Kristin Ruggiero of East Kingston went to the media last year seeking help with an ongoing domestic violence case against her ex-husband.
Ruggiero told a television reporter she was so terrified of her ex-husband she couldn't sleep at night.
In an interview with the Exeter News-Letter, Ruggiero said he was posing as other people over the phone in an attempt to find out where she lived.
Now police allege that before she began her media campaign Ruggiero, 33, attempted to set up her ex-husband by sending a series of threatening text messages to herself from a cell phone she had falsely registered under his name.
According to a police affidavit, Ruggiero filed a complaint with East Kingston police claiming her ex-husband, Jeffrey Ruggiero, 39, sent her 12 text messages in May 2008, in violation of a protective order. Some of the messages were pleas to get back together, she claimed. Others were expletive-laced insults.
East Kingston Police Chief Richard Simpson prepared an arrest warrant, but Jeffrey Ruggiero asked the chief to take another look at the evidence, records show. Simpson decided to dig deeper and obtained records from the phone used to send the threatening messages.
According to the affidavit, police tracked where and when the phone was used. They discovered a call made in California was six-tenths of a mile from where Kristin Ruggiero was staying at the time.
Another call, placed from Nashville, Tenn., lined up with the date and time Kristin Ruggiero had flown into the city, the affidavit states.
Based on this evidence, Ruggiero was indicted last month on 12 felony counts of falsifying evidence and one misdemeanor count of filing a false report.
She is scheduled to appear in Rockingham County Superior Court next month.
Simpson and Assistant County Attorney Jerome Blanchard, who is handling the case, both refused to comment until after the trial.

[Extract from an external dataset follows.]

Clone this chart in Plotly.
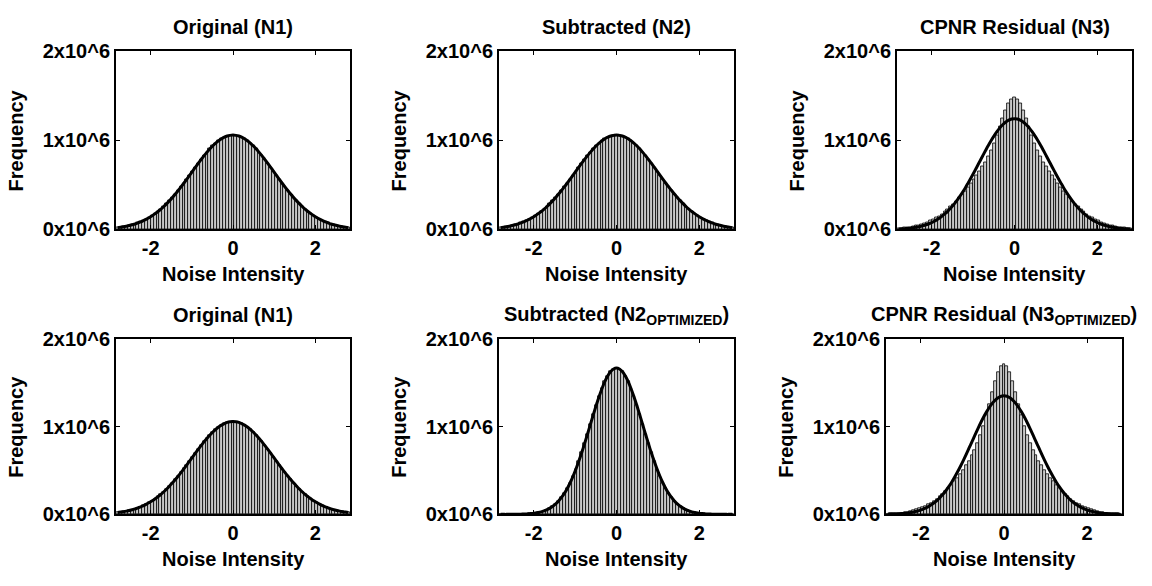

In a phone interview on Tuesday, Kristin Ruggiero denied the charges against her, dismissed the evidence presented by police as blatantly false and said she is looking forward to her day in court.
"I would like to go to trial tomorrow," she said. "I just want to prove myself. I want this to end. I want to move forward."
This indictment is the latest in an ongoing legal battle between the couple.
Jeffrey Ruggiero, who is stationed with the United States Coast Guard in Charleston, S.C., was convicted in Exeter District Court on April 30, 2008, on charges of criminal threatening, distributing obscene material and violating a protective order. According to Exeter prosecutor Heather Newell, Jeffrey Ruggiero appealed and these three charges were dropped in a negotiated deal.
Seeing her husband held accountable for these charges became somewhat of a crusade for Ruggiero last summer and her story appeared in various news outlets and blogs. She also appealed to a litany of public officials, including the New Hampshire Attorney General's Office and the Coast Guard, who she accused of protecting her husband.
In light of her past efforts to speak out against domestic violence, Kristin Ruggiero said these new charges have been difficult.
"It feels horrible," Ruggiero said. "I'm being accused of something I've worked so hard to get away from."